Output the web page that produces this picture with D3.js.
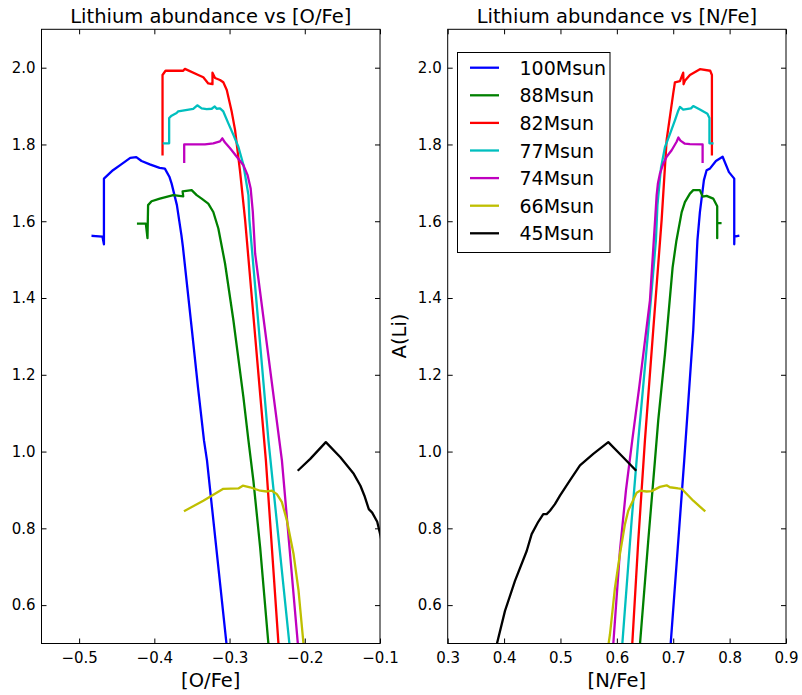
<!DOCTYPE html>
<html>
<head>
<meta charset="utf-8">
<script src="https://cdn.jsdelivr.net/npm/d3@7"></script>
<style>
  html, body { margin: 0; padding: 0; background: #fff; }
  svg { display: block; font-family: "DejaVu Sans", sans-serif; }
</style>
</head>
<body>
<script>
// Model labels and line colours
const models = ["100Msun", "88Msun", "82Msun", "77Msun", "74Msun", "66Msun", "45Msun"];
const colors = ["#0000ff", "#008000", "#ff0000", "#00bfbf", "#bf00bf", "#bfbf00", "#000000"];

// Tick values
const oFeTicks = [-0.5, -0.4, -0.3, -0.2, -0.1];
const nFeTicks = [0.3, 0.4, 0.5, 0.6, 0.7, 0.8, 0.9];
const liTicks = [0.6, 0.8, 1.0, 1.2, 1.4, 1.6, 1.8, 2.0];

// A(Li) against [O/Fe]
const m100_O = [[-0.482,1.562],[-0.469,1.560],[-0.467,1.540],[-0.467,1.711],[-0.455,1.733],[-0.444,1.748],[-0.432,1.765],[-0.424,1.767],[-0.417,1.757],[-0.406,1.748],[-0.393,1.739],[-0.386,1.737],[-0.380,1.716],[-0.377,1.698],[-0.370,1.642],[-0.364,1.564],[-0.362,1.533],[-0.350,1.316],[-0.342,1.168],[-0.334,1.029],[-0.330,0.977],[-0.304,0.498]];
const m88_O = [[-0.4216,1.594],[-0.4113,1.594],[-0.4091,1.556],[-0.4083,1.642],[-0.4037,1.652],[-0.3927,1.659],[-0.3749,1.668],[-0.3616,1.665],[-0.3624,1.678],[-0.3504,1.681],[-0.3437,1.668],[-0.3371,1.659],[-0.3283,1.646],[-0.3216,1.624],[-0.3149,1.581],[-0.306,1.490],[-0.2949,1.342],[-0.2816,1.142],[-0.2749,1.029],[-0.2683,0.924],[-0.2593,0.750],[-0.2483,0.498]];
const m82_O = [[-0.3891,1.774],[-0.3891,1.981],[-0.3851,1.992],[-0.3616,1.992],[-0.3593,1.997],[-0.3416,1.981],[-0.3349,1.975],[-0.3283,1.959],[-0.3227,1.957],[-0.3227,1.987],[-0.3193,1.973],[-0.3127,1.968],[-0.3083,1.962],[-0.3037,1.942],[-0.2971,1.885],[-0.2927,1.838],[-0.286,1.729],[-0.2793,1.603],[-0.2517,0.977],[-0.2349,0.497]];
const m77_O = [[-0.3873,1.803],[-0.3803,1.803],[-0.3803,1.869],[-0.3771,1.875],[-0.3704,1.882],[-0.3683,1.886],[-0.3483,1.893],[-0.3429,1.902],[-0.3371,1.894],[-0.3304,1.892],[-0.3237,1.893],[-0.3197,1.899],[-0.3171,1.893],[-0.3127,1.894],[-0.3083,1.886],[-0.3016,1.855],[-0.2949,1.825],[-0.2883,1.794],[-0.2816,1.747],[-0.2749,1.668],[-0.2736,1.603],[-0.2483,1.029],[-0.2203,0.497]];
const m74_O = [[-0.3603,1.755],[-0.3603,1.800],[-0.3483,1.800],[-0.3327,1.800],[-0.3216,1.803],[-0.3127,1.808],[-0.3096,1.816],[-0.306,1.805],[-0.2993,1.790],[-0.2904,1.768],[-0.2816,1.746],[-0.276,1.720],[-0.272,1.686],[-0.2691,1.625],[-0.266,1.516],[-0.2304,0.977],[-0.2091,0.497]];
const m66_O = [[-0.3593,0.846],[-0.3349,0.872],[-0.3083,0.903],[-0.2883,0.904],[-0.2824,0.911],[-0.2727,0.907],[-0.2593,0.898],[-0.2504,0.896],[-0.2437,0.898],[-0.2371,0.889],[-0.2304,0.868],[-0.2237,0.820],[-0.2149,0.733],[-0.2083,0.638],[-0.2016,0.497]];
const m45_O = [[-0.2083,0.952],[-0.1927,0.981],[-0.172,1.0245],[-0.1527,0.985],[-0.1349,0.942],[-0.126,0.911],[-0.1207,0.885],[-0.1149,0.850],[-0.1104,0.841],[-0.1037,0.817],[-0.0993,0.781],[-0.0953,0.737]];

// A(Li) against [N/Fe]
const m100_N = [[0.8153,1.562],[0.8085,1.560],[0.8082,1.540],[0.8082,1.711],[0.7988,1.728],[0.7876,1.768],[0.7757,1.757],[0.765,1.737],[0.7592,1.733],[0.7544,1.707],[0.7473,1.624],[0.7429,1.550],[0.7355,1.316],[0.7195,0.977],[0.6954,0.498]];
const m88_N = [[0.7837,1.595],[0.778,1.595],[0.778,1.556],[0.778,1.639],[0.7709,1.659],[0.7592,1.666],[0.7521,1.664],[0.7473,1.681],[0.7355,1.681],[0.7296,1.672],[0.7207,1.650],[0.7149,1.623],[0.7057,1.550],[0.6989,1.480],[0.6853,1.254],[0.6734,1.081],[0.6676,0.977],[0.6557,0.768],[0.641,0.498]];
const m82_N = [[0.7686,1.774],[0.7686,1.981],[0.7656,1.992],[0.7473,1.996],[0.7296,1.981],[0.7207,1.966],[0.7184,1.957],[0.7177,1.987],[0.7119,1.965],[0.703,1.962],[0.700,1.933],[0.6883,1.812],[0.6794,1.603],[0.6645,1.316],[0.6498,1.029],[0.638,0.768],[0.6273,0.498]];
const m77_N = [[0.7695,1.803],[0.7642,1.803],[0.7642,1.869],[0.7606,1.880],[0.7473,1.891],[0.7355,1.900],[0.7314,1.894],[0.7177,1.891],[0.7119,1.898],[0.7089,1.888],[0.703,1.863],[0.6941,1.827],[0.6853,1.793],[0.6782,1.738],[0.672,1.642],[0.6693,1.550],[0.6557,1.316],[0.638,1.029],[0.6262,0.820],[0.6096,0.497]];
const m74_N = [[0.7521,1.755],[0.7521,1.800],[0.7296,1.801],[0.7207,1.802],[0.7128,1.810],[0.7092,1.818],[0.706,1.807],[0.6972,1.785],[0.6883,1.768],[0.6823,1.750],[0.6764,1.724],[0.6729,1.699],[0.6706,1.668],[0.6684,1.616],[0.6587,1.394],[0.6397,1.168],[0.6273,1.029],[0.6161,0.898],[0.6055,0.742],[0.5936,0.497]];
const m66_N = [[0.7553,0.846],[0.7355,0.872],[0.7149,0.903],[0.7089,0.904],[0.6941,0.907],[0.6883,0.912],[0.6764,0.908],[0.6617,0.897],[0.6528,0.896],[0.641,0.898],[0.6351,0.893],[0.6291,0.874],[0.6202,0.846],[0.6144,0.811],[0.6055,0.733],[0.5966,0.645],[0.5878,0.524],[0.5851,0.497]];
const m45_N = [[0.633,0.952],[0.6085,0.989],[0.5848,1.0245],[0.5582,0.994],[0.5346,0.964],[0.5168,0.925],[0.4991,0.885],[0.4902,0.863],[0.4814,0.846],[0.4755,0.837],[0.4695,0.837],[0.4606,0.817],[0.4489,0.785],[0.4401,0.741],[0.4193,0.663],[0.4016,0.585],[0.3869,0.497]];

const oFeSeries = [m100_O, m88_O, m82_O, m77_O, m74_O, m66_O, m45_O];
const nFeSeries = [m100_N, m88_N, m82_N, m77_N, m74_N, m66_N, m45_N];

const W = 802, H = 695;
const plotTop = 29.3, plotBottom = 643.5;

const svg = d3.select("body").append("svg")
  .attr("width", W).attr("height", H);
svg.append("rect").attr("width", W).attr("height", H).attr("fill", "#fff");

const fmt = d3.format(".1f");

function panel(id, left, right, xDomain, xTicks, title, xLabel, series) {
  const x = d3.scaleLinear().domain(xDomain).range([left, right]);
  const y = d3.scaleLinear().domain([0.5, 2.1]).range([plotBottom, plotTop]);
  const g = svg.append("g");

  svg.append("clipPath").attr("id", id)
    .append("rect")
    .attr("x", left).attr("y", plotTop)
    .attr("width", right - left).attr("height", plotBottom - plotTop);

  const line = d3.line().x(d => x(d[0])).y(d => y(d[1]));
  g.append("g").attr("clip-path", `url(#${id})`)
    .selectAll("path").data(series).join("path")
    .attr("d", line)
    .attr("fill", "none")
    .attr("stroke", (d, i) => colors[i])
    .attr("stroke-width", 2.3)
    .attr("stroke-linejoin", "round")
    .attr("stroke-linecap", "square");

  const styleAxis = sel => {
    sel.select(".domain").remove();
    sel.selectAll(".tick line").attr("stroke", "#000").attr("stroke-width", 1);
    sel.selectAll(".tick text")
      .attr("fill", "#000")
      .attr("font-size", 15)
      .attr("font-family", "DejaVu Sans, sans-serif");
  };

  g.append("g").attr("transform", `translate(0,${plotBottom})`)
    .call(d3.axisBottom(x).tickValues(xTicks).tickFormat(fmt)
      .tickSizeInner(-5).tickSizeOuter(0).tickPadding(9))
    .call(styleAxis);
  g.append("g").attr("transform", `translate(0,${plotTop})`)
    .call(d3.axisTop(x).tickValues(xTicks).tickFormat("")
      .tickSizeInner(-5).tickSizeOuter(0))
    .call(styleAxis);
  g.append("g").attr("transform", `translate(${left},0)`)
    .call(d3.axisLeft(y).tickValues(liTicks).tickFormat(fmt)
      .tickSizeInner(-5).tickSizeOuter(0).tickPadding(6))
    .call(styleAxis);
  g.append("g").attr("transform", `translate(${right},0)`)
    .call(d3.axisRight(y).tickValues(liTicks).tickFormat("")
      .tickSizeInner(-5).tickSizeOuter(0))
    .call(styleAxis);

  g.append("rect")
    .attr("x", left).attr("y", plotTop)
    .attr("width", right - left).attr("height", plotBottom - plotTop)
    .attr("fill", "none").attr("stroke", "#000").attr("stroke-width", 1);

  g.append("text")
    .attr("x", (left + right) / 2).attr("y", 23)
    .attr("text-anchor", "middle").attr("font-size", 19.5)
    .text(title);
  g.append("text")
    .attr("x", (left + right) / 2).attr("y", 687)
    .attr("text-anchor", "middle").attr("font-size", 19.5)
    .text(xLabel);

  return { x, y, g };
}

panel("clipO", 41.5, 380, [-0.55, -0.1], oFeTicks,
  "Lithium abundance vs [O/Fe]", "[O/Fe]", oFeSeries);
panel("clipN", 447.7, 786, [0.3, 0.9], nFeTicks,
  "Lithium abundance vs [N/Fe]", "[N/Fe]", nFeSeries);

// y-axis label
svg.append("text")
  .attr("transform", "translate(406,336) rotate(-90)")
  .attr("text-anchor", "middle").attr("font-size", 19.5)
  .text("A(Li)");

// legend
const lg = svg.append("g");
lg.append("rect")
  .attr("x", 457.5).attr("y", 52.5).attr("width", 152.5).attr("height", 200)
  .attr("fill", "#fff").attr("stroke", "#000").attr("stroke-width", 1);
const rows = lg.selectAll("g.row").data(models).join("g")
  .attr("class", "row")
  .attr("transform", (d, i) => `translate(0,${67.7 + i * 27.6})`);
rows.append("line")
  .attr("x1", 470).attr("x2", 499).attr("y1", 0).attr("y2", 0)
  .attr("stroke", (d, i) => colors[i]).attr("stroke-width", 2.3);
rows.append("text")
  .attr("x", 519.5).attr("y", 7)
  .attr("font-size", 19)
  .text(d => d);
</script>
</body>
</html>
┄┄┄┄┄┄┄┄┄┄
Task details:
Starting at the top of the listing above, please restate word for word each line up to and including the one that holds "const liTicks = [0.6, 0.8, 1.0, 1.2, 1.4, 1.6, 1.8, 2.0];", omitting every image.

Exercise solution:
Output the web page that produces this picture with D3.js.
<!DOCTYPE html>
<html>
<head>
<meta charset="utf-8">
<script src="https://cdn.jsdelivr.net/npm/d3@7"></script>
<style>
  html, body { margin: 0; padding: 0; background: #fff; }
  svg { display: block; font-family: "DejaVu Sans", sans-serif; }
</style>
</head>
<body>
<script>
// Model labels and line colours
const models = ["100Msun", "88Msun", "82Msun", "77Msun", "74Msun", "66Msun", "45Msun"];
const colors = ["#0000ff", "#008000", "#ff0000", "#00bfbf", "#bf00bf", "#bfbf00", "#000000"];

// Tick values
const oFeTicks = [-0.5, -0.4, -0.3, -0.2, -0.1];
const nFeTicks = [0.3, 0.4, 0.5, 0.6, 0.7, 0.8, 0.9];
const liTicks = [0.6, 0.8, 1.0, 1.2, 1.4, 1.6, 1.8, 2.0];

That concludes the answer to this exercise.